The frame story has Martinus Harinxma, a senior tugboat captain home after a long voyage, catching up on correspondence. He opens a letter from a young man who is the son of a Canadian naval officer killed aboard Harinxma's ship during escort duty during Second World War. In the letter, the son asks the Captain, "How was my father killed, and what was he really like?" As he begins to write the boy, Harinxma is forced to remember, and re-live the events surrounding the Canadian officer's time aboard his ship, and his eventual death.
In 1940 Harinxma, then a young tugboat officer, escapes to Britain. The Kwel company has managed to get away much of its fleet and personnel, one jump ahead of the advancing Germans, and sets up to continue operations from London. Harinxma gets his first command, at an earlier age and under much more difficult conditions than he would otherwise have had.
A central element of the book are the complex relationships between the crew members, in whose depiction de Hartog's personal nautical experience is manifest. Among other things the young and inexperienced captain must face the dilemma of whether to cover up for a severe mishap by the ship's engineer, who is his personal friend, or report him for the sake of the ship's safety and risk his getting fired.
While still being merchant seamen not formally inducted into any navy, Harinxma and his fellow Dutch exile sailors are inexorably sucked into the fighting, their ships given (often inadequate) armaments and sent into some of the hottest arenas of the World War II naval war. Again clearly based on De Hartog's own experience, the book vividly conveys the feeling of suspicion and cordial dislike between the exiled Dutch and their British hosts and allies.
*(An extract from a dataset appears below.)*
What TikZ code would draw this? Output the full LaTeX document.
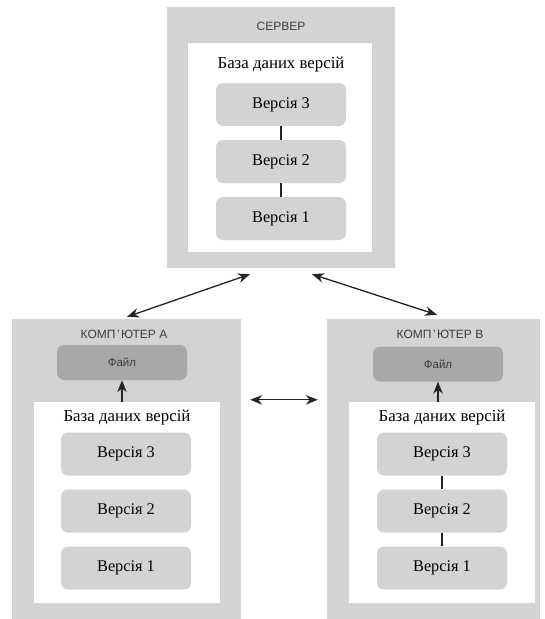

The Dutch sailors feel (and not entirely without reason) that they are being set up as cannon fodder (or rather, U-Boat fodder). Many of Harinxma's fellow Dutch end up on the "South-Western Approaches" to the British Isles, acting as "stretcher-bearers of the sea" in submarine-infested waters - which turns out to be a task involving an extremely high casualty rate. (That experience had formed the background to a previous (1951) de Hartog novel, published variously under the names Stella and The Key and made into a film starring Sophia Loren).